Son arrivée dans l’emblématique quartier de l’Est date d’il y a vingt ans, mais elle se souvient encore très bien de ses premières années. «Hochelaga était l’un des secteurs les plus pauvres au Canada. Les gens se parlaient peu. Il y avait beaucoup de dureté et de survivance. Je trouvais ça difficile de créer des contacts.» Propriétaire d’un condo dans une ancienne manufacture, et non dans les nouveaux condos qui ont poussé depuis, elle a été témoin des différentes étapes d’embourgeoisement du secteur. «Au début, j’ai vu plusieurs commerces nouveaux genres ouvrir et fermer assez rapidement. Il y avait une résistance. Je dirais qu’il y a eu deux ou trois vagues du genre. Peu à peu, j’ai vu de nouvelles familles s’établir dans le coin, chercher à faire du quartier leur lieu de vie et ouvrir des boutiques, des restaurants, des cafés coopératifs, des galeries d’art et des alternatives zéro déchet. Ça me réjouit!»

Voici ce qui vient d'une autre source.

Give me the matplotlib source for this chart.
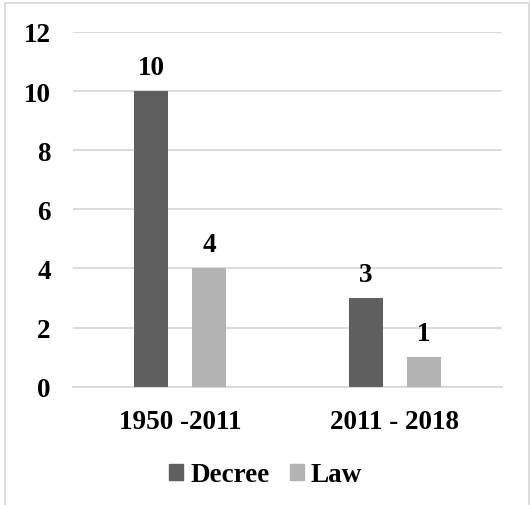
import matplotlib
matplotlib.use("Agg")
import matplotlib.pyplot as plt
from matplotlib.patches import Patch, Rectangle
import numpy as np

categories = ["1950 -2011", "2011 - 2018"]
decree = [10, 3]
law = [4, 1]
series_names = ["Decree", "Law"]
yticks = [0, 2, 4, 6, 8, 10, 12]

plt.rcParams['font.family'] = ['Liberation Serif', 'DejaVu Serif']
plt.rcParams['font.weight'] = 'bold'

FS = 19.5
W, H = 531, 506
fig = plt.figure(figsize=(W/100, H/100), dpi=100)
ax = fig.add_axes([73/W, 1-387.6/H, (502-73)/W, (387.6-33)/H])

c_dec = '#5f5f5f'
c_law = '#b3b3b3'
x = np.arange(len(categories))
bw = 0.159
off = 0.136
b1 = ax.bar(x-off, decree, bw, color=c_dec, zorder=3)
b2 = ax.bar(x+off, law, bw, color=c_law, zorder=3)

for bars, vals in ((b1, decree), (b2, law)):
    for r, v in zip(bars, vals):
        ax.annotate(str(v), (r.get_x()+r.get_width()/2, v), xytext=(0, 8),
                    textcoords='offset points', ha='center', va='bottom',
                    fontsize=FS, fontweight='bold')

ax.set_xlim(-0.5, 1.5)
ax.set_ylim(0, 12)
ax.set_yticks(yticks)
ax.set_yticklabels([str(t) for t in yticks], fontsize=FS, fontweight='bold')
ax.set_xticks(x)
ax.set_xticklabels(categories, fontsize=FS, fontweight='bold')
ax.tick_params(axis='y', length=0, pad=16)
ax.tick_params(axis='x', length=0, pad=16)
ax.grid(axis='y', color='#d9d9d9', linewidth=1.3, zorder=0)
for s in ['top', 'right', 'left']:
    ax.spines[s].set_visible(False)
ax.spines['bottom'].set_color('#d9d9d9')
ax.spines['bottom'].set_linewidth(1.3)

handles = [Patch(color=c_dec), Patch(color=c_law)]
fig.legend(handles, series_names, loc='center', bbox_to_anchor=(0.5, 1-476/H),
           ncol=2, frameon=False, handlelength=0.52, handleheight=0.52,
           handletextpad=0.25, columnspacing=0.75,
           prop={'family': 'Liberation Serif', 'weight': 'bold', 'size': FS})

fig.patches.append(Rectangle((5/W, -0.05), (529-5)/W, 1.05-4/H, transform=fig.transFigure,
                             fill=False, edgecolor='#d9d9d9', linewidth=1.3))

fig.savefig('out.png', dpi=100)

Globe-trotter, l’animatrice a vu sa perception de Montréal se transformer de voyage en voyage. «Quand on revient à Montréal, on retrouve quelque chose d’unique: un côté très convivial, décontracté et chaleureux dans les rapports. Je me sens en sécurité. Je marcherais seule à quatre heures du matin dans plusieurs quartiers de la ville. J’ai aussi pris conscience de la qualité des restaurants, des festivals et des lieux de diffusion culturelle. Par contre, depuis plus de dix ans, je trouve la ville moins belle qu’ailleurs dans le monde, où se construisent des quartiers uniques, des hubs de création et des installations collectives.» 

À ses yeux, Montréal souffre d’un manque de cohésion visuelle et de créativité urbanistique. «Quand je me promène à Porto, à Bangkok ou au Japon, je découvre plein d’initiatives absolument remarquables, alors qu’à Montréal, je sens une résistance à l’innovation en urbanisme. D’un point de vue économique, on souffre beaucoup des virages que la ville n’a pas pris, parce que les infrastructures vétustes coûtent cher et qu’on paie encore, des décennies plus tard, plusieurs choix du passé.» Malgré ses critiques, jamais elle ne quitterait la métropole. «Je suis une fille de ville, de béton et de quartiers ouvriers. Montréal, pour moi, c’est à la vie, à la mort!»